In today’s world, most of us are accustomed to coins of no more than half a dozen different denominations. But life in the distant past was much more confusing. “Among the ancient Greeks alone there were at least five hundred kings and queens plus almost fourteen hundred cities that struck coins,” Holt informs us. And “by 1865, one calculation of the number of ancient coin varieties so far discovered had reached 100,000.” Even today, you can find yourself hopelessly lost at a currency exchange when confronted by the Albanian lek, the Armenian dram, the Botswana pula, the Croatian kuna, and other means of exchange unfamiliar to most of us in Europe and North America. For future archaeologists, the study of coins may be just as confusing as it is for today’s.
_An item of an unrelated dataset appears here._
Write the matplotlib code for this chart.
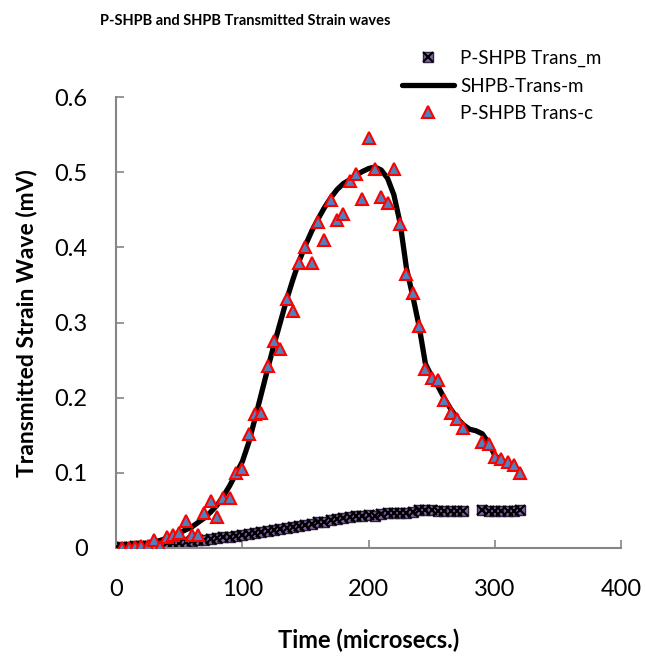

Why do we bother with coins?

Perhaps you wonder, as I do, why we Americans continue to fuss with coins at all. After all, digital transactions are fast invading the world of finance—not just e-commerce but the use of credit and debit cards, too. And it’s the rare household that doesn’t have what Holt terms a “nuisance jar” crammed with change. No wonder. “The cent has lost almost twenty-five times its purchasing power since 1913.” In other words, it’s almost worthless. “One cent now costs nearly two cents to mint,” Holt writes, “and the U.S. produces billions of them every year at a very considerable financial loss.” Why? Politics, of course. The U.S. penny bears the likeness of Abraham Lincoln, and the Congressional delegation from Lincoln’s home state of Illinois blocks any effort to eliminate it. The study of coins in the past is richly studded with other examples of how politics has intruded.

Much of When Money Talks is delightful. Holt writes beautifully, and when he is at his anecdotal best, his prose sings. It’s fascinating to learn how many prominent figures throughout history have devoted themselves to collecting coins and to note how frequently the subject has surfaced in the works of great literature. Unfortunately, the author also devotes a great deal of the book to discussing the arcane history of numismatics in such detail that could only interest a specialist in the field. And he includes lengthy discourses on the ethics of numismatics and a peculiar chapter looking at the world from the point of the coins themselves. Neither discussion entertains or illuminates in the least.

About the author

Image of Frank L. Holt, author of this book about the study of coins

Frank L. Holt (1954-) is an American archaeologist and author focusing on Central Asia. He is an Associate Professor of History at the University of Houston, and is recognized as one of the leading authorities on Alexander the Great, Hellenistic Asia, and numismatics. When Money Talks is his sixth book.